June 22, 2018, by Shelley Thompson, attorney with Burns Figa & Will, PC

estate planning process

As an attorney practicing in the area of trusts and estates, and probate litigation, I recently considered the most common reasons for disputes between siblings and grandchildren after the death of a parent who owns a business or family land – the parent’s unwillingness to leave the estate unequally.

Often, a simple will or trust dividing their estate equally between the kids on their death, or upon the death of a surviving spouse, is a common estate plan that works for most families. It does not work well, however, when that parent owns a business or family land, and where not all the children are working together on that business or using the land. For example, if dad has spent many years building a business, and one of three of his children are working in the business, but he leaves it, along with his entire estate, to all three children equally, then the child in the business is faced with a difficult situation upon dad’s death. He is suddenly partners with his siblings, who don’t work in the business, and has a fiduciary duty to act in their best interests when determining distributions, his own salary, the direction of the business, sale of assets, investments and more. It is rare that every sibling will think the sibling running the business is doing a perfect job. It is also rare that the working sibling will feel good sending 2/3 of his company’s profits out to his siblings for the rest of his life. That simple estate plan, for a business or landowner, inevitably causes life-long tensions or breakup of family relationships, even in the best of families. It also often causes sale of the business or land.

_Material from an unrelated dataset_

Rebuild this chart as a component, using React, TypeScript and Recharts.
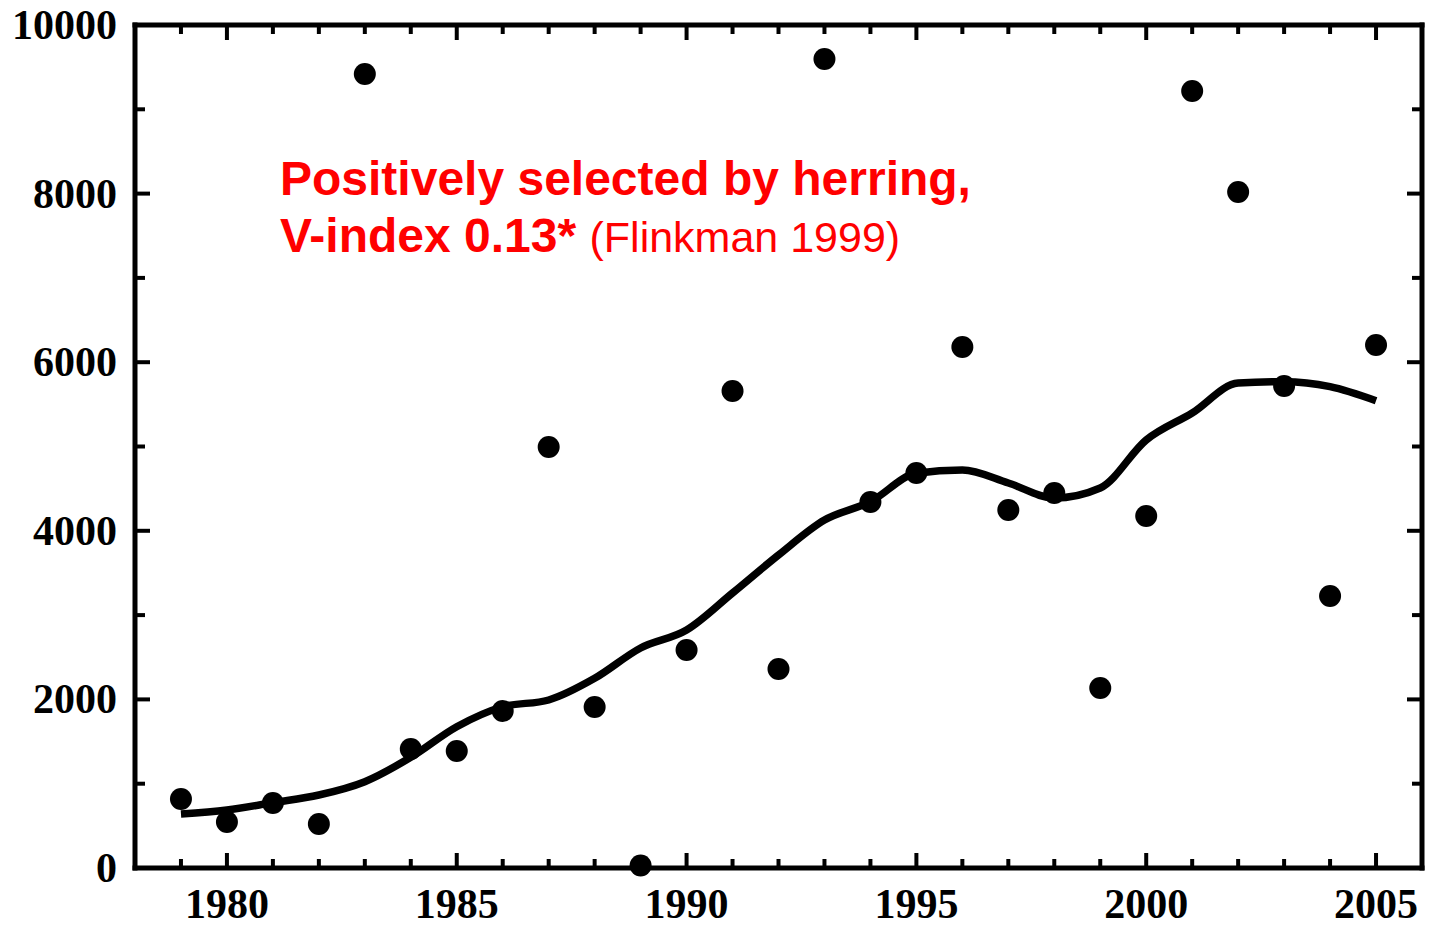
import { ComposedChart, Line, Scatter, XAxis, YAxis, ReferenceLine } from 'recharts';

// yearly abundance and the smoothed trend through it
const YEARS = [1979, 1980, 1981, 1982, 1983, 1984, 1985, 1986, 1987, 1988, 1989, 1990, 1991, 1992, 1993, 1994, 1995, 1996, 1997, 1998, 1999, 2000, 2001, 2002, 2003, 2004, 2005];
const ABUNDANCE = [818, 546, 771, 522, 9419, 1412, 1388, 1862, 4994, 1910, 30, 2586, 5658, 2361, 9597, 4342, 4686, 6180, 4247, 4448, 2135, 4176, 9217, 8019, 5718, 3227, 6204];
const TREND = [641, 688, 775, 866, 1024, 1313, 1676, 1913, 1993, 2250, 2610, 2823, 3262, 3713, 4128, 4345, 4682, 4721, 4567, 4389, 4508, 5077, 5397, 5753, 5769, 5710, 5543];

const X_TICKS = [1979, 1980, 1981, 1982, 1983, 1984, 1985, 1986, 1987, 1988, 1989, 1990, 1991, 1992, 1993, 1994, 1995, 1996, 1997, 1998, 1999, 2000, 2001, 2002, 2003, 2004, 2005];
const Y_TICKS = [0, 1000, 2000, 3000, 4000, 5000, 6000, 7000, 8000, 9000, 10000];
const X_DOMAIN = [1978, 2006];
const Y_DOMAIN = [0, 10000];

const data = YEARS.map((year, i) => ({ year, value: ABUNDANCE[i], trend: TREND[i] }));

const W = 1433;
const H = 925;
const MARGIN_TOP = 25;
const MARGIN_RIGHT = 11;
const X_AXIS_H = 57;
const PLOT_TOP = MARGIN_TOP;
const PLOT_BOTTOM = H - X_AXIS_H;
const PLOT_RIGHT = W - MARGIN_RIGHT;

const SERIF = '"Liberation Serif", "Times New Roman", serif';
const SANS = '"Liberation Sans", Arial, sans-serif';
const TICK_W = 4;

// inward ticks on both the bottom and the top edge of the frame
const BottomTick = ({ x, payload }: any) => {
  const major = payload.value % 5 === 0;
  const len = major ? 15 : 9;
  return (
    <g>
      <line x1={x} x2={x} y1={PLOT_BOTTOM} y2={PLOT_BOTTOM - len} stroke="#000" strokeWidth={TICK_W} />
      <line x1={x} x2={x} y1={PLOT_TOP} y2={PLOT_TOP + len} stroke="#000" strokeWidth={TICK_W} />
      {major && (
        <text x={x} y={PLOT_BOTTOM + 50} textAnchor="middle" fontFamily={SERIF} fontWeight="bold" fontSize={42} fill="#000">
          {payload.value}
        </text>
      )}
    </g>
  );
};

// inward ticks on the left and right edges
const LeftTick = ({ x, y, payload }: any) => {
  const major = payload.value % 2000 === 0;
  const len = major ? 15 : 10;
  return (
    <g>
      <line x1={x} x2={x + len} y1={y} y2={y} stroke="#000" strokeWidth={TICK_W} />
      <line x1={PLOT_RIGHT} x2={PLOT_RIGHT - len} y1={y} y2={y} stroke="#000" strokeWidth={TICK_W} />
      {major && (
        <text x={x - 18} y={y + 14} textAnchor="end" fontFamily={SERIF} fontWeight="bold" fontSize={42} fill="#000">
          {payload.value}
        </text>
      )}
    </g>
  );
};

const Dot = ({ cx, cy }: any) => <circle cx={cx} cy={cy} r={11} fill="#000" />;

const frame = { stroke: '#000', strokeWidth: 5, strokeLinecap: 'square' as const };

export default function App() {
  return (
    <div style={{ position: 'absolute', left: 0, top: 0, width: W, height: H, background: '#fff' }}>
      <ComposedChart width={W} height={H} data={data} margin={{ top: MARGIN_TOP, right: MARGIN_RIGHT, bottom: 0, left: 0 }}>
        <XAxis
          dataKey="year"
          type="number"
          domain={X_DOMAIN}
          ticks={X_TICKS}
          interval={0}
          height={X_AXIS_H}
          tickSize={0}
          tickMargin={0}
          tick={<BottomTick />}
          tickLine={false}
          axisLine={frame}
        />
        <YAxis
          type="number"
          domain={Y_DOMAIN}
          ticks={Y_TICKS}
          interval={0}
          width={135}
          tickSize={0}
          tickMargin={0}
          tick={<LeftTick />}
          tickLine={false}
          axisLine={frame}
        />
        <ReferenceLine y={Y_DOMAIN[1]} stroke="#000" strokeWidth={5} strokeLinecap="square" />
        <ReferenceLine x={X_DOMAIN[1]} stroke="#000" strokeWidth={5} strokeLinecap="square" />
        <Line
          type="monotone"
          dataKey="trend"
          stroke="#000"
          strokeWidth={7.5}
          strokeLinejoin="round"
          dot={false}
          isAnimationActive={false}
        />
        <Scatter dataKey="value" shape={<Dot />} isAnimationActive={false} />
      </ComposedChart>
      <div
        style={{
          position: 'absolute',
          left: 280,
          top: 150,
          color: '#ff0000',
          fontFamily: SANS,
          fontSize: 48,
          fontWeight: 'bold',
          lineHeight: '57px',
          whiteSpace: 'nowrap',
        }}
      >
        <div>Positively selected by herring,</div>
        <div>
          V-index 0.13* <span style={{ fontWeight: 'normal', fontSize: 43 }}>(Flinkman 1999)</span>
        </div>
      </div>
    </div>
  );
}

In that example, dad’s better option would have been to bravely leave the business to the son working it, and leave his cash accounts and primary residence, for example, to his other children. The ultimate value for each child may not be precisely equal, but ultimately everyone respects the estate plan and feels good about the gift they received because dad made the decision. It is also more fair for the child working the business to receive its upside, while the other children might really appreciate receiving the whole house or all the cash. It’s a win-win and most likely to avoid the breakup of the family and business.

Similarly, with family land, if the parent’s goal is to keep it in the family, then leaving it equally to all children is the worst option. From there, it will be left to multiple grandchildren who are cousins and only remotely connected to each other and the land. Inevitably, the land gets sold with the owners cannot agree on something. The better option in this example is that the parent leave that land to one person who really values it, and leave other assets to the other children.

Admittedly, it is difficult for any parent to decide to leave one asset to one child and another to another child, because we all love our children equally. But it does them a big favor and helps them have avoid estate disputes that hurt their relationships, so in my opinion is a good option for many parents with businesses or land. In any event, being specific, clear, and unambiguous in your estate plan is the best approach for every client.